How long does it take to switch from paper to digital daily logs?

Most construction teams can complete the transition in 2 to 4 weeks. Start with a one-week pilot on a single crew or site. Once that crew is comfortable, expand to the rest of the team over the following 1 to 3 weeks. The key is not rushing the rollout. Teams that try to switch everyone on the same day see the highest resistance and failure rates.

What if my superintendents are not tech-savvy?

The best digital daily log apps are designed for field crews, not office workers. Look for apps with voice input so superintendents can speak their reports instead of typing, photo attachment with one tap, and offline capability so there is no dependency on cell signal. If a superintendent can make a phone call and take a photo, they can use a well-designed construction daily report app. Voice-to-text features eliminate the typing barrier entirely.

Will digital daily logs work on job sites with no cell signal?

Yes, if you choose an app built for construction. Offline-capable digital daily log apps store reports, photos, and voice recordings locally on the device and automatically sync when connectivity returns. This is a non-negotiable feature for any construction daily report app. If an app requires constant internet access, it is not built for field use.

Should I run paper and digital daily logs in parallel during the transition?

No. Running dual systems doubles the documentation burden and guarantees resentment from field crews. Instead, run a focused pilot with one crew on digital only. Once the pilot proves the system works, switch the remaining crews directly to digital. A clean cutover with proper training is far more effective than an indefinite parallel period.

What ROI can I expect from switching to digital daily logs?

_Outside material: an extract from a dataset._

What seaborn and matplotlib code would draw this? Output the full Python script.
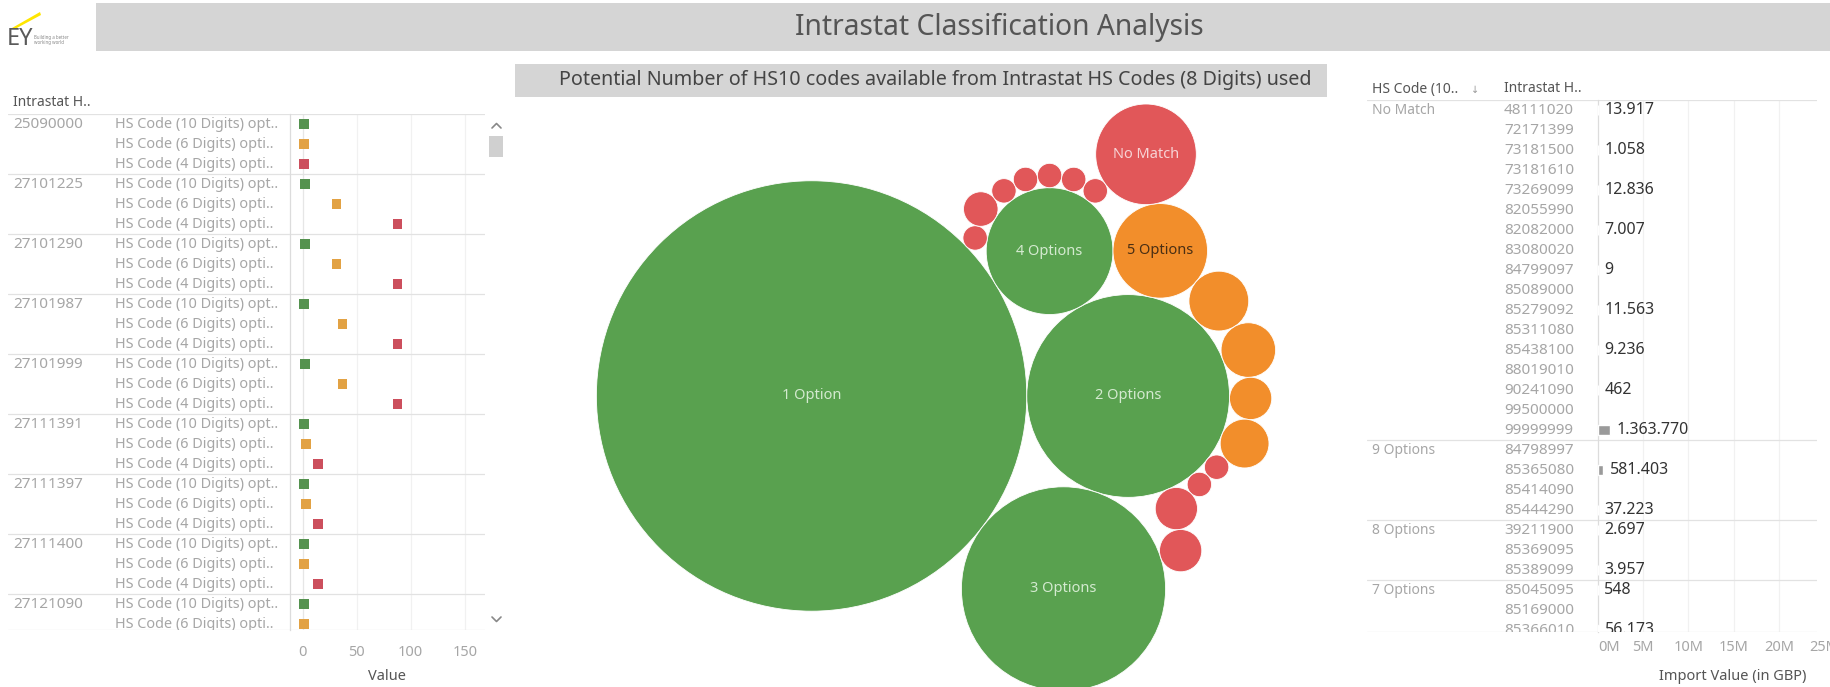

Construction teams that switch from paper to digital daily logs typically save 15 to 30 minutes per superintendent per day on documentation. For a team with 5 superintendents, that is 6 to 12 hours per week of recovered productive time. Beyond time savings, digital logs with GPS-tagged photos, timestamps, and immutable records dramatically strengthen your position in disputes and claims, where a single well-documented daily log can be worth tens of thousands of dollars in recovered costs.